The PR system has helped revive the fortunes of unpopular political parties such as the once mighty Basotho National Party (BNP) and Lesotho Congress for Democracy (LCD).
In the last elections in 2017, the BNP did not win a single seat. Its five seats are all courtesy of the PR system. The party has used the seats to help bring down the previous Thomas Thabane-led government and to bargain for cabinet posts in the current Moeketsi Majoro-led administration.
BNP leader, Machesetsa Mofomobe, has been rewarded with the post of Small Business Development, cooperatives and Marketing minister.
The LCD only won one seat in the last elections but the PR system enabled it to gain another 10 seats. It has exploited these seats to pass itself as a formidable opposition party which has to be consulted at every step of the reforms process. In fact, the reforms process was delayed for more than a year when its leader, Mothetjoa Metsing, was in exile in South Africa from 2017 to 2018.
It had to take a SADC brokered agreement between the government and opposition to get him to return to the country to participate in the reforms process. With its one seat, Mr Metsing would have certainly not had the clout to stall the reforms process had it not been for the PR system.
It also appears that Dr Letsie has a valid point in arguing that the NRA is composed of leaders of small parties who are driving their own agendas instead of effectively spearheading the reforms process.
Mr Letsoela leads the little-known Basotho Democratic National Party (BDNP) while NRA deputy chairperson Liteboho Kompi is a member of the Movement for Economic Change (MEC). The MEC only won one elected seat in parliament and gained another five through the PR system.

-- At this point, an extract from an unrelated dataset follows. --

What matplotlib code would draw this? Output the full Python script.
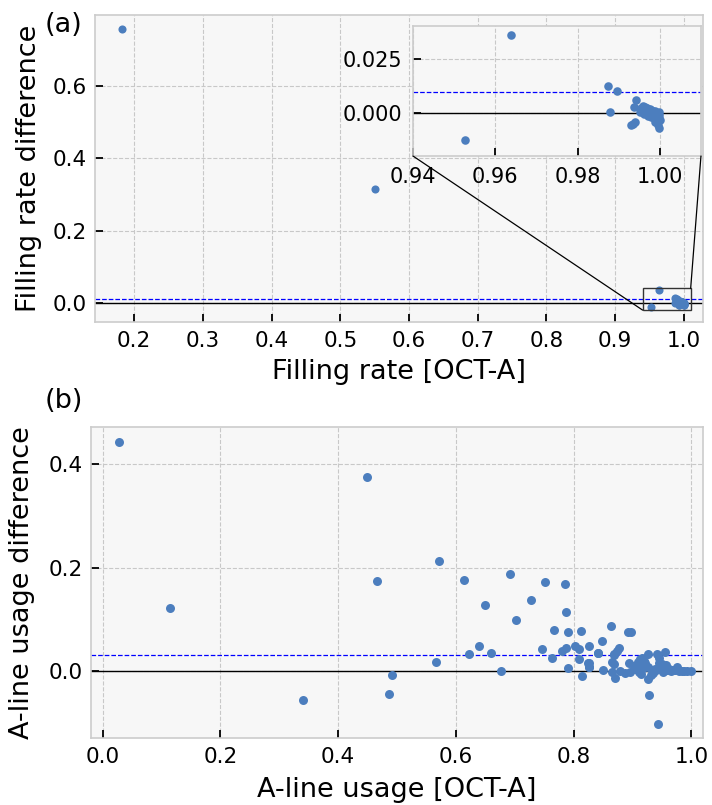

Another analyst and women’s rights activist, Mpho Litima, said, “reserving PR seats for women is not a panacea for the underrepresentation of women.
“The empowerment of women has to be a gradual process starting at the grassroots levels in society. Lesotho is a patriarchal society and there is therefore a need to address these cultural aspects and teach people about the importance of having female politicians.

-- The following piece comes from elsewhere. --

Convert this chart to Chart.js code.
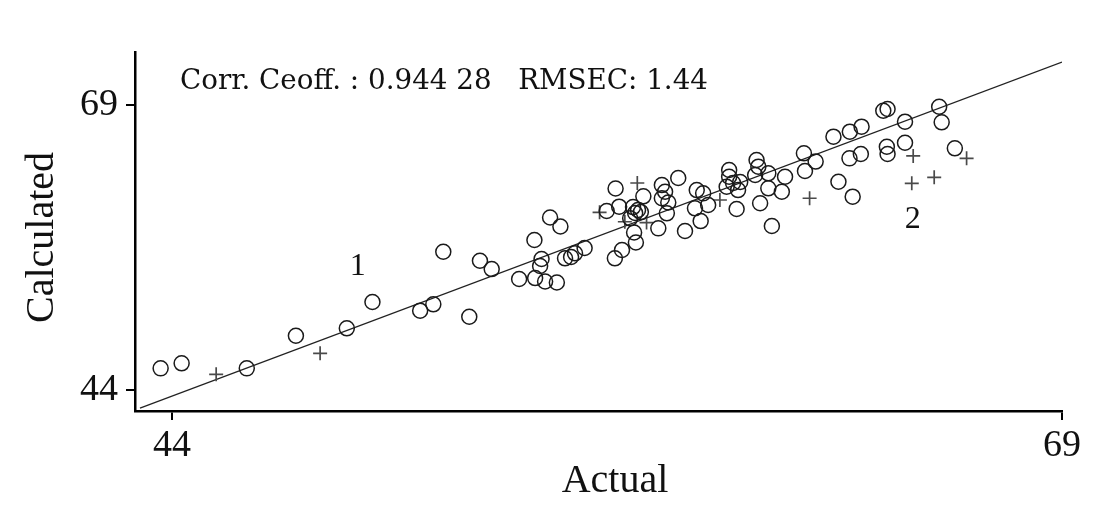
<!DOCTYPE html>
<html lang="en">
<head>
  <meta charset="UTF-8">
  <title>Calculated vs Actual</title>
  <script src="https://cdn.jsdelivr.net/npm/chart.js"></script>
  <style>
    body { margin: 0; background: #fff; }
    #wrap { width: 1098px; height: 509px; }
  </style>
</head>
<body>
  <div id="wrap"><canvas id="scatterChart" width="1098" height="509"></canvas></div>

  <script>
    // calibration samples (circles)
    const actualCal = [43.68, 44.27, 46.10, 47.48, 48.91, 49.63, 50.97, 51.34, 51.62, 52.35,
      52.65, 52.98, 53.75, 54.18, 54.38, 54.34, 54.20, 54.48, 54.81, 54.62,
      54.91, 55.04, 55.21, 55.32, 55.59, 56.21, 56.46, 56.56, 56.64, 56.44,
      57.03, 56.98, 57.24, 56.95, 57.09, 57.17, 57.01, 56.87, 57.66, 57.76,
      57.85, 57.76, 57.94, 57.90, 58.22, 58.41, 58.74, 58.92, 58.69, 59.06,
      58.85, 59.65, 59.65, 59.58, 59.76, 59.96, 59.90, 59.86, 60.42, 60.47,
      60.38, 60.75, 60.75, 60.52, 60.85, 61.22, 61.13, 61.75, 61.78, 62.08,
      62.58, 63.04, 63.37, 63.03, 63.35, 62.72, 63.12, 63.98, 64.10, 64.08,
      64.10, 64.59, 64.59, 65.55, 65.62, 65.99];
    const calcCal = [45.90, 46.34, 45.90, 48.76, 49.41, 51.72, 50.96, 51.52, 56.13, 50.43,
      55.34, 54.61, 53.74, 57.16, 55.49, 54.88, 53.82, 53.52, 53.43, 59.13,
      58.34, 55.55, 55.67, 55.99, 56.46, 59.70, 61.68, 60.08, 56.28, 55.55,
      56.94, 57.82, 60.99, 60.05, 59.79, 59.61, 59.53, 59.06, 58.18, 61.98,
      61.39, 60.82, 60.45, 59.50, 62.60, 57.95, 61.54, 61.25, 59.94, 60.23,
      58.82, 63.30, 62.71, 61.83, 62.16, 62.25, 61.54, 59.88, 64.18, 63.59,
      62.86, 63.01, 61.69, 60.38, 58.39, 62.71, 61.39, 64.76, 63.21, 64.04,
      66.22, 66.66, 67.10, 64.32, 64.70, 62.27, 60.96, 68.50, 68.65, 65.34,
      64.70, 67.54, 65.69, 68.85, 67.48, 65.20];

    // validation samples (plus signs)
    const actualVal = [45.24, 48.16, 56.01, 57.07, 56.72, 57.33, 59.39, 61.91, 64.82, 64.78, 65.41, 66.32];
    const calcVal = [45.38, 47.22, 59.59, 62.16, 58.76, 58.69, 60.67, 60.82, 64.53, 62.13, 62.66, 64.32];

    // regression line end points
    const fitX = [43.1, 69];
    const fitY = [42.42, 72.77];

    const tickValues = [44, 69];
    const statsText = 'Corr. Ceoff. : 0.944 28   RMSEC: 1.44';
    const groupLabels = [{ text: '1', x: 49.22, y: 54.82 }, { text: '2', x: 64.81, y: 58.91 }];

    const toPoints = (xs, ys) => xs.map((x, i) => ({ x: x, y: ys[i] }));

    const serif = '"Liberation Serif", "DejaVu Serif", serif';

    // texts: stats line, group numbers, axis titles
    const textPlugin = {
      id: 'texts',
      afterDraw(chart) {
        const ctx = chart.ctx;
        const xs = chart.scales.x, ys = chart.scales.y;
        const area = chart.chartArea;
        ctx.save();
        ctx.fillStyle = '#111';
        ctx.textBaseline = 'alphabetic';

        ctx.font = '28px "DejaVu Serif", serif';
        ctx.textAlign = 'left';
        const w = ctx.measureText(statsText).width;
        ctx.save();
        ctx.translate(180, 89);
        ctx.scale(Math.min(1.3, 528 / w), 1);
        ctx.fillText(statsText, 0, 0);
        ctx.restore();

        ctx.textBaseline = 'middle';
        ctx.font = '32px ' + serif;
        ctx.textAlign = 'center';
        groupLabels.forEach(g => {
          ctx.fillText(g.text, xs.getPixelForValue(g.x), ys.getPixelForValue(g.y));
        });

        ctx.textBaseline = 'alphabetic';
        ctx.font = '40px ' + serif;
        ctx.fillText('Actual', 615, 492);

        ctx.translate(53, (area.top + area.bottom) / 2 + 6);
        ctx.rotate(-Math.PI / 2);
        ctx.fillText('Calculated', 0, 0);
        ctx.restore();
      }
    };

    new Chart(document.getElementById('scatterChart'), {
      type: 'scatter',
      data: {
        datasets: [
          {
            label: 'Calibration',
            data: toPoints(actualCal, calcCal),
            pointStyle: 'circle',
            pointRadius: 7.5,
            pointBorderWidth: 1.5,
            borderColor: '#1a1a1a',
            backgroundColor: 'rgba(0,0,0,0)'
          },
          {
            label: 'Validation',
            data: toPoints(actualVal, calcVal),
            pointStyle: 'cross',
            pointRadius: 7,
            pointBorderWidth: 1.7,
            borderColor: '#4a4a4a',
            backgroundColor: 'rgba(0,0,0,0)'
          },
          {
            type: 'line',
            label: 'Fit',
            data: toPoints(fitX, fitY),
            borderColor: '#222',
            borderWidth: 1.3,
            pointRadius: 0,
            fill: false
          }
        ]
      },
      options: {
        responsive: false,
        animation: false,
        layout: { padding: { left: 0, right: 36, top: 52, bottom: 0 } },
        plugins: {
          legend: { display: false },
          tooltip: { enabled: false }
        },
        scales: {
          x: {
            type: 'linear',
            min: 42.96,
            max: 69,
            afterBuildTicks: s => { s.ticks = tickValues.map(v => ({ value: v })); },
            afterFit: s => { s.height = 98; },
            grid: { drawOnChartArea: false, drawTicks: true, tickLength: 9, color: '#000', lineWidth: 2 },
            border: { display: true, color: '#000', width: 2.5 },
            ticks: { color: '#111', padding: 3, maxRotation: 0, font: { family: serif, size: 38 } }
          },
          y: {
            type: 'linear',
            min: 42.16,
            max: 73.65,
            afterBuildTicks: s => { s.ticks = tickValues.map(v => ({ value: v })); },
            afterFit: s => { s.width = 135; },
            grid: { drawOnChartArea: false, drawTicks: true, tickLength: 9, color: '#000', lineWidth: 2 },
            border: { display: true, color: '#000', width: 2.5 },
            ticks: { color: '#111', padding: 8, font: { family: serif, size: 38 } }
          }
        }
      },
      plugins: [textPlugin]
    });
  </script>
</body>
</html>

“The political parties must then push for more females in leadership. The laws should then be amended to create a minimum threshold for female officials in the leadership structures of political parties.
“The parties should be compelled to groom women for influential positions rather than appoint them for PR seats. Women should earn these positions and that way they will earn respect,” Ms Litima said.
However, youth activist, Motsamai Mokotjo, supports the NRA proposals.
“The NRA proposals might have some loopholes but the important thing is that we have started the process of increasing the number of women in the National Assembly. We had to start somewhere and this is where we are starting from. Females need to be heard and their views are essential for running the country. The same applies to persons with disabilities and these also need to be given a platform to articulate their concerns,” Mr Mokotjo said.
The PR system may well be a starting point for increasing women’s representation in parliament. But as pointed out by other analysts, it is only so because the NRA has ignored the general sentiment against the PR system. It is only a starting point because the NRA has chosen not to push for amendments to compel political parties to field more women candidates in elections.